Provided data:
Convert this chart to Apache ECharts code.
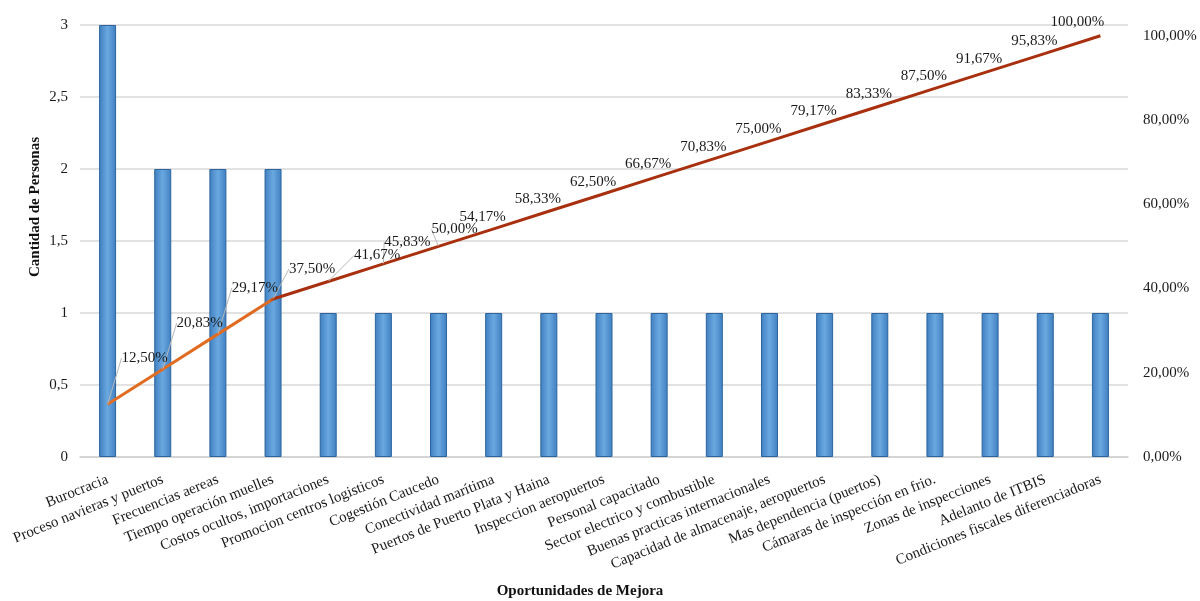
<!DOCTYPE html>
<html>
<head>
<meta charset="utf-8">
<script src="https://cdn.jsdelivr.net/npm/echarts@6/dist/echarts.min.js"></script>
<style>
  html, body { margin: 0; padding: 0; background: #ffffff; }
  #chart { width: 1200px; height: 601px; }
</style>
</head>
<body>
<div id="chart"></div>
<script>
// Oportunidades de mejora: frequency bars plus cumulative percentage (Pareto)
const categories = [
  'Burocracia',
  'Proceso navieras y puertos',
  'Frecuencias aereas',
  'Tiempo operación muelles',
  'Costos ocultos, importaciones',
  'Promocion centros logisticos',
  'Cogestión Caucedo',
  'Conectividad marítima',
  'Puertos de Puerto Plata y Haina',
  'Inspeccion aeropuertos',
  'Personal capacitado',
  'Sector electrico y combustible',
  'Buenas practicas internacionales',
  'Capacidad de almacenaje, aeropuertos',
  'Mas dependencia (puertos)',
  'Cámaras de inspección en frio.',
  'Zonas de inspecciones',
  'Adelanto de ITBIS',
  'Condiciones fiscales diferenciadoras'
];
const personas = [3, 2, 2, 2, 1, 1, 1, 1, 1, 1, 1, 1, 1, 1, 1, 1, 1, 1, 1];
const acumulado = [12.50, 20.83, 29.17, 37.50, 41.67, 45.83, 50.00, 54.17, 58.33,
  62.50, 66.67, 70.83, 75.00, 79.17, 83.33, 87.50, 91.67, 95.83, 100.00];
const leftTicks = [0, 0.5, 1, 1.5, 2, 2.5, 3];
const rightTicks = [0, 20, 40, 60, 80, 100];

const serif = '"Liberation Serif", "DejaVu Serif", serif';
const fmtComma = (v, d) => v.toFixed(d).replace('.', ',');

// label nudges for the cumulative line: early points carry leader lines
function labelShift(i) {
  if (i < 3) return [37, -34];
  if (i === 3) return [39, -18];
  if (i === 4) return [49, -14];
  if (i === 5) return [24, -10];
  if (i === 6) return [16, -5];
  if (i === 18) return [-23, -2];
  return [-11, 0];
}

const chart = echarts.init(document.getElementById('chart'), null, { renderer: 'canvas' });

const barColor = new echarts.graphic.LinearGradient(0, 0, 1, 0, [
  { offset: 0, color: '#3f7fc0' },
  { offset: 0.5, color: '#6aa8e0' },
  { offset: 1, color: '#3f7fc0' }
]);
const lineColor = new echarts.graphic.LinearGradient(0, 0, 1, 0, [
  { offset: 0, color: '#e26d22' },
  { offset: 0.165, color: '#e06a20' },
  { offset: 0.17, color: '#a8300e' },
  { offset: 1, color: '#a8300e' }
]);

// leader lines only where the label sits away from its point
const lineData = acumulado.map((v, i) => ({ value: v, labelLine: { show: i < 7 } }));

chart.setOption({
  animation: false,
  backgroundColor: '#ffffff',
  grid: { left: 80, right: 72, top: 25, bottom: 144 },
  xAxis: {
    type: 'category',
    data: categories,
    axisLine: { show: true, lineStyle: { color: '#d0d0d0', width: 1.5 } },
    axisTick: { show: false },
    axisLabel: {
      interval: 0,
      rotate: 22,
      margin: 22,
      color: '#1a1a1a',
      fontFamily: serif,
      fontSize: 15
    }
  },
  yAxis: [
    {
      type: 'value',
      min: 0,
      max: 3,
      interval: 0.5,
      axisLine: { show: false },
      axisTick: { show: false },
      splitLine: { lineStyle: { color: '#d9d9d9', width: 1.5 } },
      axisLabel: {
        margin: 12,
        color: '#1a1a1a',
        fontFamily: serif,
        fontSize: 15,
        formatter: v => leftTicks.includes(v) ? String(v).replace('.', ',') : ''
      }
    },
    {
      type: 'value',
      min: 0,
      max: 102.55,
      interval: 20,
      position: 'right',
      axisLine: { show: false },
      axisTick: { show: false },
      splitLine: { show: false },
      axisLabel: {
        showMaxLabel: false,
        margin: 15,
        color: '#1a1a1a',
        fontFamily: serif,
        fontSize: 15,
        formatter: v => rightTicks.includes(v) ? fmtComma(v, 2) + '%' : ''
      }
    }
  ],
  series: [
    {
      name: 'Cantidad de Personas',
      type: 'bar',
      data: personas,
      barWidth: 17,
      yAxisIndex: 0,
      itemStyle: { color: barColor, borderColor: '#2b649e', borderWidth: 1 }
    },
    {
      name: 'Acumulado',
      type: 'line',
      data: lineData,
      yAxisIndex: 1,
      symbol: 'circle',
      symbolSize: 1,
      showSymbol: true,
      itemStyle: { color: 'rgba(0,0,0,0)' },
      lineStyle: { color: lineColor, width: 3 },
      z: 5,
      label: {
        show: true,
        position: 'top',
        distance: 4,
        color: '#1a1a1a',
        fontFamily: serif,
        fontSize: 15,
        formatter: p => fmtComma(p.value, 2) + '%'
      },
      labelLine: {
        show: true,
        lineStyle: { color: '#b8b8b8', width: 1 }
      },
      labelLayout: params => {
        const s = labelShift(params.dataIndex);
        return { dx: s[0], dy: s[1] };
      }
    }
  ],
  graphic: [
    {
      type: 'text',
      x: 35,
      y: 207,
      rotation: Math.PI / 2,
      style: {
        text: 'Cantidad de Personas',
        fill: '#111',
        font: 'bold 15px ' + serif,
        textAlign: 'center',
        textVerticalAlign: 'middle'
      }
    },
    {
      type: 'text',
      x: 580,
      y: 591,
      style: {
        text: 'Oportunidades de Mejora',
        fill: '#111',
        font: 'bold 15px ' + serif,
        textAlign: 'center',
        textVerticalAlign: 'middle'
      }
    }
  ]
});
</script>
</body>
</html>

Requirement:
Return the material exactly as given, apart from the pictures.

Completed task:
Convert this chart to Apache ECharts code.
<!DOCTYPE html>
<html>
<head>
<meta charset="utf-8">
<script src="https://cdn.jsdelivr.net/npm/echarts@6/dist/echarts.min.js"></script>
<style>
  html, body { margin: 0; padding: 0; background: #ffffff; }
  #chart { width: 1200px; height: 601px; }
</style>
</head>
<body>
<div id="chart"></div>
<script>
// Oportunidades de mejora: frequency bars plus cumulative percentage (Pareto)
const categories = [
  'Burocracia',
  'Proceso navieras y puertos',
  'Frecuencias aereas',
  'Tiempo operación muelles',
  'Costos ocultos, importaciones',
  'Promocion centros logisticos',
  'Cogestión Caucedo',
  'Conectividad marítima',
  'Puertos de Puerto Plata y Haina',
  'Inspeccion aeropuertos',
  'Personal capacitado',
  'Sector electrico y combustible',
  'Buenas practicas internacionales',
  'Capacidad de almacenaje, aeropuertos',
  'Mas dependencia (puertos)',
  'Cámaras de inspección en frio.',
  'Zonas de inspecciones',
  'Adelanto de ITBIS',
  'Condiciones fiscales diferenciadoras'
];
const personas = [3, 2, 2, 2, 1, 1, 1, 1, 1, 1, 1, 1, 1, 1, 1, 1, 1, 1, 1];
const acumulado = [12.50, 20.83, 29.17, 37.50, 41.67, 45.83, 50.00, 54.17, 58.33,
  62.50, 66.67, 70.83, 75.00, 79.17, 83.33, 87.50, 91.67, 95.83, 100.00];
const leftTicks = [0, 0.5, 1, 1.5, 2, 2.5, 3];
const rightTicks = [0, 20, 40, 60, 80, 100];

const serif = '"Liberation Serif", "DejaVu Serif", serif';
const fmtComma = (v, d) => v.toFixed(d).replace('.', ',');

// label nudges for the cumulative line: early points carry leader lines
function labelShift(i) {
  if (i < 3) return [37, -34];
  if (i === 3) return [39, -18];
  if (i === 4) return [49, -14];
  if (i === 5) return [24, -10];
  if (i === 6) return [16, -5];
  if (i === 18) return [-23, -2];
  return [-11, 0];
}

const chart = echarts.init(document.getElementById('chart'), null, { renderer: 'canvas' });

const barColor = new echarts.graphic.LinearGradient(0, 0, 1, 0, [
  { offset: 0, color: '#3f7fc0' },
  { offset: 0.5, color: '#6aa8e0' },
  { offset: 1, color: '#3f7fc0' }
]);
const lineColor = new echarts.graphic.LinearGradient(0, 0, 1, 0, [
  { offset: 0, color: '#e26d22' },
  { offset: 0.165, color: '#e06a20' },
  { offset: 0.17, color: '#a8300e' },
  { offset: 1, color: '#a8300e' }
]);

// leader lines only where the label sits away from its point
const lineData = acumulado.map((v, i) => ({ value: v, labelLine: { show: i < 7 } }));

chart.setOption({
  animation: false,
  backgroundColor: '#ffffff',
  grid: { left: 80, right: 72, top: 25, bottom: 144 },
  xAxis: {
    type: 'category',
    data: categories,
    axisLine: { show: true, lineStyle: { color: '#d0d0d0', width: 1.5 } },
    axisTick: { show: false },
    axisLabel: {
      interval: 0,
      rotate: 22,
      margin: 22,
      color: '#1a1a1a',
      fontFamily: serif,
      fontSize: 15
    }
  },
  yAxis: [
    {
      type: 'value',
      min: 0,
      max: 3,
      interval: 0.5,
      axisLine: { show: false },
      axisTick: { show: false },
      splitLine: { lineStyle: { color: '#d9d9d9', width: 1.5 } },
      axisLabel: {
        margin: 12,
        color: '#1a1a1a',
        fontFamily: serif,
        fontSize: 15,
        formatter: v => leftTicks.includes(v) ? String(v).replace('.', ',') : ''
      }
    },
    {
      type: 'value',
      min: 0,
      max: 102.55,
      interval: 20,
      position: 'right',
      axisLine: { show: false },
      axisTick: { show: false },
      splitLine: { show: false },
      axisLabel: {
        showMaxLabel: false,
        margin: 15,
        color: '#1a1a1a',
        fontFamily: serif,
        fontSize: 15,
        formatter: v => rightTicks.includes(v) ? fmtComma(v, 2) + '%' : ''
      }
    }
  ],
  series: [
    {
      name: 'Cantidad de Personas',
      type: 'bar',
      data: personas,
      barWidth: 17,
      yAxisIndex: 0,
      itemStyle: { color: barColor, borderColor: '#2b649e', borderWidth: 1 }
    },
    {
      name: 'Acumulado',
      type: 'line',
      data: lineData,
      yAxisIndex: 1,
      symbol: 'circle',
      symbolSize: 1,
      showSymbol: true,
      itemStyle: { color: 'rgba(0,0,0,0)' },
      lineStyle: { color: lineColor, width: 3 },
      z: 5,
      label: {
        show: true,
        position: 'top',
        distance: 4,
        color: '#1a1a1a',
        fontFamily: serif,
        fontSize: 15,
        formatter: p => fmtComma(p.value, 2) + '%'
      },
      labelLine: {
        show: true,
        lineStyle: { color: '#b8b8b8', width: 1 }
      },
      labelLayout: params => {
        const s = labelShift(params.dataIndex);
        return { dx: s[0], dy: s[1] };
      }
    }
  ],
  graphic: [
    {
      type: 'text',
      x: 35,
      y: 207,
      rotation: Math.PI / 2,
      style: {
        text: 'Cantidad de Personas',
        fill: '#111',
        font: 'bold 15px ' + serif,
        textAlign: 'center',
        textVerticalAlign: 'middle'
      }
    },
    {
      type: 'text',
      x: 580,
      y: 591,
      style: {
        text: 'Oportunidades de Mejora',
        fill: '#111',
        font: 'bold 15px ' + serif,
        textAlign: 'center',
        textVerticalAlign: 'middle'
      }
    }
  ]
});
</script>
</body>
</html>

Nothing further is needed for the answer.